Jul 23, 2006 01:00
Just when I think my confidence is getting better, the people who I love the most find ways to shatter it. But I won't let it happen this time. I hate the feeling that I am not worth it. I don't know what "it" is, but I don't have a better way to phrase that. Worth spending time with, worth knowing about, worth getting to know. Worth caring about enough to give back. I only have so much to give. I think some people are so caught up in their own thing, they don't always notice those around them, or how their actions affect others. I'm included in that group, as well as in those so caught up in the things of this world that sometimes they forget what is really important. Does it matter if we have the latest car or the newest stereo system? Does it matter if we have the most advanced computer or a high tech phone that takes pictures, serves dinner, and dances a jig, all with voice command?
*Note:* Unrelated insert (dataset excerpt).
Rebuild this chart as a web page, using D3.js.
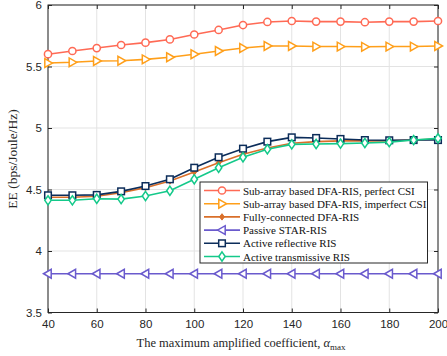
<!DOCTYPE html>
<html>
<head>
<meta charset="utf-8">
<script src="https://cdn.jsdelivr.net/npm/d3@7"></script>
<style>
  body { margin: 0; background: #fff; }
  svg { display: block; }
</style>
</head>
<body>
<svg id="chart"></svg>
<script>
// data
var alphaMax = [40, 50, 60, 70, 80, 90, 100, 110, 120, 130, 140, 150, 160, 170, 180, 190, 200];
var subPerfect = [5.60, 5.626, 5.65, 5.675, 5.694, 5.72, 5.76, 5.797, 5.837, 5.862, 5.87, 5.865, 5.865, 5.86, 5.865, 5.865, 5.87];
var subImperfect = [5.528, 5.534, 5.545, 5.547, 5.558, 5.575, 5.60, 5.626, 5.65, 5.667, 5.667, 5.662, 5.662, 5.66, 5.662, 5.662, 5.667];
var fullyConnected = [4.437, 4.437, 4.445, 4.474, 4.515, 4.569, 4.642, 4.718, 4.786, 4.837, 4.876, 4.889, 4.895, 4.895, 4.895, 4.902, 4.91];
var passiveStar = [3.815, 3.815, 3.815, 3.815, 3.815, 3.815, 3.815, 3.815, 3.815, 3.815, 3.815, 3.815, 3.815, 3.815, 3.815, 3.815, 3.815];
var activeRefl = [4.453, 4.453, 4.456, 4.485, 4.528, 4.583, 4.677, 4.762, 4.832, 4.889, 4.924, 4.919, 4.911, 4.902, 4.90, 4.902, 4.902];
var activeTrans = [4.412, 4.412, 4.425, 4.422, 4.447, 4.49, 4.583, 4.677, 4.762, 4.827, 4.867, 4.87, 4.873, 4.878, 4.885, 4.902, 4.916];
var xTicks = [40, 60, 80, 100, 120, 140, 160, 180, 200];
var yTicks = [3.5, 4, 4.5, 5, 5.5, 6];

var series = [
  { name: "Sub-array based DFA-RIS, perfect CSI", values: subPerfect, color: "#ff6a55", marker: "circle" },
  { name: "Sub-array based DFA-RIS, imperfect CSI", values: subImperfect, color: "#ff9f1a", marker: "triRight" },
  { name: "Fully-connected DFA-RIS", values: fullyConnected, color: "#d96f2a", marker: "diamondFill" },
  { name: "Passive STAR-RIS", values: passiveStar, color: "#6a5acd", marker: "triLeft" },
  { name: "Active reflective RIS", values: activeRefl, color: "#0c2d5a", marker: "square" },
  { name: "Active transmissive RIS", values: activeTrans, color: "#14c98a", marker: "diamond" }
];

var W = 447, H = 356;
var margin = { top: 5, right: 9, bottom: 43.5, left: 48 },
  width = W - margin.left - margin.right,
  height = H - margin.top - margin.bottom;

var svg = d3.select("#chart").attr("width", W).attr("height", H)
  .append("g")
  .attr("transform", "translate(" + margin.left + "," + margin.top + ")");

var x = d3.scaleLinear().domain([40, 200]).range([0, width]);
var y = d3.scaleLinear().domain([3.5, 6]).range([height, 0]);

// grid
svg.append("g").selectAll("line").data(xTicks).enter().append("line")
  .attr("x1", function (d) { return x(d); }).attr("x2", function (d) { return x(d); })
  .attr("y1", 0).attr("y2", height)
  .style("stroke", "#e3e3e3").style("stroke-width", 1);
svg.append("g").selectAll("line").data(yTicks).enter().append("line")
  .attr("y1", function (d) { return y(d); }).attr("y2", function (d) { return y(d); })
  .attr("x1", 0).attr("x2", width)
  .style("stroke", "#e3e3e3").style("stroke-width", 1);

// axes, ticks inward like matlab
function styleAxis(g) {
  g.select(".domain").remove();
  g.selectAll("line").style("stroke", "#262626");
  g.selectAll("text").style("font-family", "Liberation Sans, Arial, sans-serif")
    .style("font-size", "11.5px").style("fill", "#262626");
}
svg.append("g").attr("transform", "translate(0," + height + ")")
  .call(d3.axisBottom(x).tickValues(xTicks).tickSize(-4).tickPadding(7))
  .call(styleAxis);
svg.append("g")
  .call(d3.axisTop(x).tickValues(xTicks).tickSize(-4).tickFormat(""))
  .call(styleAxis);
svg.append("g")
  .call(d3.axisLeft(y).tickValues(yTicks).tickSize(-4).tickPadding(6).tickFormat(d3.format("")))
  .call(styleAxis);
svg.append("g").attr("transform", "translate(" + width + ",0)")
  .call(d3.axisRight(y).tickValues(yTicks).tickSize(-4).tickFormat(""))
  .call(styleAxis);

svg.append("rect").attr("x", 0).attr("y", 0).attr("width", width).attr("height", height)
  .style("fill", "none").style("stroke", "#262626").style("stroke-width", 1);

// markers
function drawMarker(g, type, color, cx, cy) {
  var s = 3.6;
  if (type === "circle") {
    g.append("circle").attr("cx", cx).attr("cy", cy).attr("r", s)
      .style("fill", "#fff").style("stroke", color).style("stroke-width", 1.5);
  } else if (type === "square") {
    g.append("rect").attr("x", cx - 3.3).attr("y", cy - 3.3).attr("width", 6.6).attr("height", 6.6)
      .style("fill", "#fff").style("stroke", color).style("stroke-width", 1.5);
  } else if (type === "triRight") {
    g.append("path").attr("d", "M" + (cx + 4.5) + "," + cy + "L" + (cx - 3.2) + "," + (cy - 4.4) + "L" + (cx - 3.2) + "," + (cy + 4.4) + "Z")
      .style("fill", "#fff").style("stroke", color).style("stroke-width", 1.5);
  } else if (type === "triLeft") {
    g.append("path").attr("d", "M" + (cx - 4.5) + "," + cy + "L" + (cx + 3.2) + "," + (cy - 4.4) + "L" + (cx + 3.2) + "," + (cy + 4.4) + "Z")
      .style("fill", "#fff").style("stroke", color).style("stroke-width", 1.5);
  } else if (type === "diamond") {
    g.append("path").attr("d", "M" + cx + "," + (cy - 4.6) + "L" + (cx + 3.2) + "," + cy + "L" + cx + "," + (cy + 4.6) + "L" + (cx - 3.2) + "," + cy + "Z")
      .style("fill", "#fff").style("stroke", color).style("stroke-width", 1.5);
  } else if (type === "diamondFill") {
    g.append("path").attr("d", "M" + cx + "," + (cy - 3.2) + "L" + (cx + 2.4) + "," + cy + "L" + cx + "," + (cy + 3.2) + "L" + (cx - 2.4) + "," + cy + "Z")
      .style("fill", color).style("stroke", color).style("stroke-width", 1);
  }
}

var line = d3.line()
  .x(function (d, i) { return x(alphaMax[i]); })
  .y(function (d) { return y(d); });

// draw in this order so the green/blue sit on top like the figure
var drawOrder = [0, 1, 3, 2, 4, 5];
drawOrder.forEach(function (k) {
  var s = series[k];
  var g = svg.append("g");
  g.append("path").datum(s.values).attr("d", line)
    .style("fill", "none").style("stroke", s.color).style("stroke-width", 1.6);
  s.values.forEach(function (v, i) {
    drawMarker(g, s.marker, s.color, x(alphaMax[i]), y(v));
  });
});

// legend
var leg = svg.append("g").attr("transform", "translate(" + (200 - margin.left) + "," + (182 - margin.top) + ")");
leg.append("rect").attr("x", 0).attr("y", 0).attr("width", 227.5).attr("height", 81)
  .style("fill", "#fff").style("stroke", "#262626").style("stroke-width", 1);
series.forEach(function (s, i) {
  var ly = 8.5 + i * 13.2;
  leg.append("line").attr("x1", 4).attr("x2", 40).attr("y1", ly).attr("y2", ly)
    .style("stroke", s.color).style("stroke-width", 1.6);
  drawMarker(leg, s.marker, s.color, 22, ly);
  leg.append("text").attr("x", 43).attr("y", ly + 4)
    .style("font-family", "Liberation Serif, Times New Roman, serif")
    .style("font-size", "11px").style("fill", "#111")
    .text(s.name);
});

// axis labels
svg.append("text")
  .attr("x", width / 2 - 2).attr("y", height + 34)
  .style("text-anchor", "middle")
  .style("font-family", "Liberation Serif, Times New Roman, serif")
  .style("font-size", "12.5px").style("fill", "#262626")
  .text("The maximum amplified coefficient, ")
  .append("tspan").style("font-style", "italic").text("α")
  .append("tspan").attr("dy", 3).style("font-style", "normal").style("font-size", "9px").text("max");

svg.append("text")
  .attr("transform", "rotate(-90)")
  .attr("x", -(159 - margin.top)).attr("y", -31)
  .style("text-anchor", "middle")
  .style("font-family", "Liberation Serif, Times New Roman, serif")
  .style("font-size", "13.5px").style("fill", "#262626")
  .text("EE (bps/Joule/Hz)");
</script>
</body>
</html>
Do we need everything with all the bells and whistles, or is it all just more hassle than it's worth? Shouldn't family be more important? Friends? Above all, God? Shouldn't we concentrate more on our relationships in the real world than getting caught up in the latest drama of our favorite TV show or how our favorite sports team is doing in the "big game?" Does it really matter in the long run?
Don't get me wrong, I'm not saying everyone should give everything up and live like paupers, I just think that we need to get our priorities straight. I have been the victim too often of someone placing comfort or "quality of life" ahead of my feelings, and I'm sure I've vicitimized others in the same way. It hurts, a lot, and I've shed a lot of tears over it. That's all I have to say for now.